Bond Expert: Tuesday Outlook

Includes: FMCC, FNMA
by: John Jansen

Prices of Treasury coupon securities registered losses in overseas trading as the residue of the GSE bailout diminishes the need for risk free assets. The yield on the benchmark 2 year note has climbed 5 basis points to 2.35 percent. The yield on the 5 year note has also jumped 5 basis points to 3.02 percent. The 10 year note has experienced a yield increase of 3 basis points and yields 3.71 percent. The yield on the Long Bond has climbed 2 basis points to 4.28 percent.The 2 year/10year spread has narrowed 2 basis points to 136 basis points.

Economic news released overnight had a soft tint about it.

The German trade balance shrank more than expected as the surplus narrowed to 13.9 billion from 19.9 billion in the prior period. Exports fell 1.7 billion Euros as slowing global growth sliced demand for German manufactured goods.

Industrial Production in the UK dropped a greater than expected 0.4 in July and dropped 1.4 percent YOY.

UK home prices fell to the lowest level since 1978 in a survey from a group with the quaint name of Royal Society of Chartered Surveyors. Prices fell in every region surveyed. Sources blamed lack of mortgage liquidity as the culprit for the continued weakness in home prices.

European Union Commission member Joaquin Alumina issued a gloomy forecast for the European economy. He said that “prospects for second half 2008 and the beginning of 2009 are not very good”.

Global equities are posting mixed results. Asian and Australian markets dropped as growth concerns trumped the euphoria created by the GSE bailout. European equities are posting gains as the price of oil slides towards the century marker.

Futures trading indicates that US stocks will maintain the gains achieved yesterday and open modestly higher when trading begins in several hours.

The dollar remains a very strong currency and that is partly responsible for the decline in oil prices.

The dominant factor in US bond trading yesterday was the GSE bailout. It unexpectedly sparked a convexity event in the mortgage market as the shift in the current coupon created a huge demand for convexity from many mortgage market participants. As I wrote late yesterday, analysts believe that investors could need to buy the equivalent of $250 billion of 10 year swaps duration to meet their needs.

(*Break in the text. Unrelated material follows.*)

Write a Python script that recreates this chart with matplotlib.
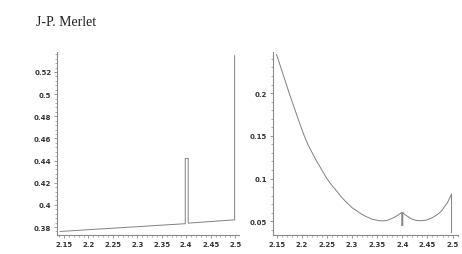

As long as the demand for spread product is that great, there will be an associated bid for Treasuries and the market should remain well bid.

Secretary Paulson with his bold strokes over the weekend has built a bridge to 2009 and left the future of the housing industry in the hands of the incoming administration and the next Congress. That is not a thought which should inspire confidence. Representative Barney Frank has been quoted as commenting that he opposes the reduction in the size of the GSE portfolios.

Senator Christopher Dodd from Connecticut is Chairman of the Senate Committee responsible for GSE oversight and legislation. He has taken umbrage at the rescue and has adopted what I will call as the Hillary Clinton position. The junior Senator from New York, in her ill fated and ill managed Presidential campaign, adopted the unique position that she had voted to authorize the Iraq war in 2002 but she never believed that President Bush would use the authority.

Senator Dodd has taken the same position regarding the plenipotentiary and Gulf of Tonkinesque powers granted to Secretary Paulsom for the solution of a GSE crisis. Dodd said that he never thought the power would be exercised.

The bailout and rescue makes sense as a short run solution to a problem which would have threatened the global financial system. It is incumbent on legislators to fundamentally alter the way that mortgage credit is parceled out here in the States. The role of FNMA (FNM) and Freddie Mac (FRE) should be dramatically reduced and constrained. They were financial sewers and accidents waiting to happen. To allow them to survive in anything like their previous form would be a policy travesty and an opportunity wasted.


MBS are opening about 6 ticks wider to swaps this morning. The rally yesterday was epic and so there is some normal profit taking this morning. One dealer noted that there were still small shorts capitulating. Others are looking for the convexity bid to keep the basis firm.

IG10 and other credit issues

The IG 10 is opening a basis point tighter at 138.

Credit Suisse analysts have a very negative view on credit spreads and hold that any near term tightening is an opportunity to reduce exposure.

They note that there has been a substantial Treasury market rally and that will lead to heavy issuance.

According to the analysts the suspension of of dividend payments on preferred shares of FNMA and Freddie Mac will make it more difficult for banks to fund themselves.

In a few days some of the large investment banks will begin releasing earnings. It won't be pretty. The confessional booth should soon open also and firms with less than festive Q3 prospects will probably start issuing earnings warnings.

Credit Suisse analysts believe that credit issues for banks will shift to prime loans and credit cards,exacerbating their woes.

And with quarter end nigh, balance sheet issues should add to pressures on spreads.